Coating the Paper: Any non-buffered paper can be used with gelatin sizing if necessary. Alkaline environments will degrade Cyanotypes. Coat evenly with brush or glass rod under low tungsten light. Can be air dried or dried with mild heat.

Printing: Printing times can be fairly long. Check the highlights by opening the split back to see if they are a shade or two darker than you want in the print. They will lighten considerably in the wash. The shadows are not good indicators as they might begin to reverse during the printing out process.

Processing: Cyanotypes can be developed using water. But white vinegar gives slightly more midtone contrast, about a stop and a half more dynamic range and a sharper print. But vinegar tends to tint the highlights light blue instead of pure white. I have found a 1:1 mixture of white vinegar and distilled water to give the best balance between retaining highlights and a longer tonal range. Develop by agitating in a tray for 45 secs to one minute and then put in a running water wash for 5 minutes. Hang to dry. A 0.3% bath of hydrogen peroxide (1+10 sol of commonly available 3% hydrogen peroxide solution and water) just before the final wash will oxidize the print to a deep blue. This is not necessary as the print will slowly oxidize in the air as it dries, but the peroxide bath lets you see the final color at once.

Toning: Tea or coffee or tannic acid can be used to tone cyanotypes. Bleaching with a solution of one tablespoon of sodium carbonate (washing soda) per liter of water solution before toning is said to reduce staining effects but I have not yet found a satisfactory method to produce repeatable results while toning cyanotypes.

The Keepers of Light: Book Review

This book takes its subtitle - "A History and Working Guide to Early Photographic Processes" - quite seriously. It is as much a history of early photography as it is a practical guide to early processes. So, while most handbooks for these processes have a bit of history included for 'background' as a matter of course, Crawford dedicates the major chunk of the book to a detailed, sustained and quite insightful history of early photography. The practical guide to these processes is quite competent but it is almost an afterthought after the exhilarating tour-de-force of the first section of the book on the development of photography from its earliest days to well into the age of the silver gelatin print in the first half of the twentieth century.

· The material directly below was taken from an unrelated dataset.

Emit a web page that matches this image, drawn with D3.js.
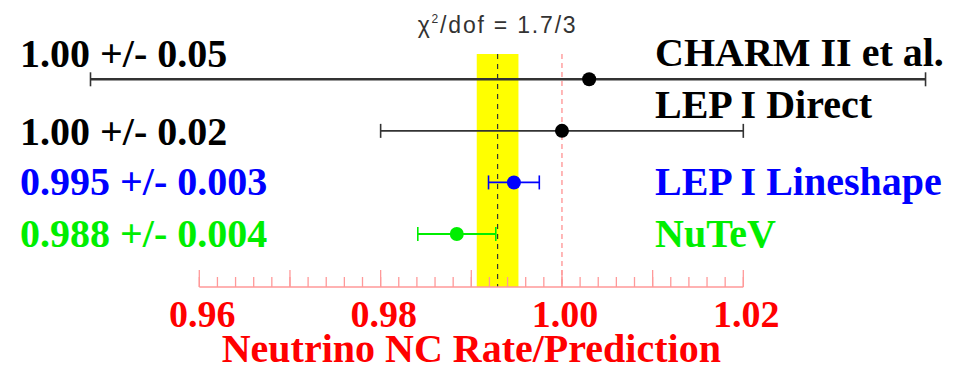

I have always found most histories of photography to be quite tedious. They usually read like a long list of dates and developments and brief backgrounds of the persons associated with them. This approach is akin to the older sort of history as a narrative of the rise and fall of kingdoms and rulers - a history based around personalities and a more or less linear notion of progress. But Crawford takes a leaf out of newer historians who write social history not as a linear narrative but as a 'genealogy' of inter-related strands perpetually interacting with each other - 'history from below.' Of course, he isn't writing with the grand developments within academic historiography in mind, but his approach makes this a very apt comparison.

The Keepers of Light lays out the evolution of what Crawford calls the 'syntax' of photography. The first chapter uses the examples of traditional printmaking and painting very effectively to lay out what exactly constitutes a 'syntax' for a visual medium. The parallels to modern theories of linguistics and semiotics are unavoidable and Crawford uses them very effectively to illustrate his point that every visual medium has a basic 'vocabulary' and 'ordering pattern' which combine to produce a coherent 'meaning' for the observer. This can be constituted of the most basic elements like the direction and thickness of strokes in an etching or the overall formal and technical limits of a medium. And the syntax of a medium can emphasize particular elements like form, texture, tone etc at the cost of others. Crawford argues that even though photography is sometimes seen to be a medium without a syntax - a process that merely reflects the world and is therefore in a direct and 'natural' correspondence with it - in fact each particular photographic process is strictly governed by a syntax. Every detail of the process - the tone, the detail, the reproducibility, even the duration of exposure required or things like generic conventions contribute towards the syntax. Together they define the limits and possibilities of the medium, how it produces the photographic artifact and how we, as the audience, make sense of that artifact. If anything, the photographic process is so intimately tied up with technology that the limits and possibilities of the syntax must be confronted every step of the way.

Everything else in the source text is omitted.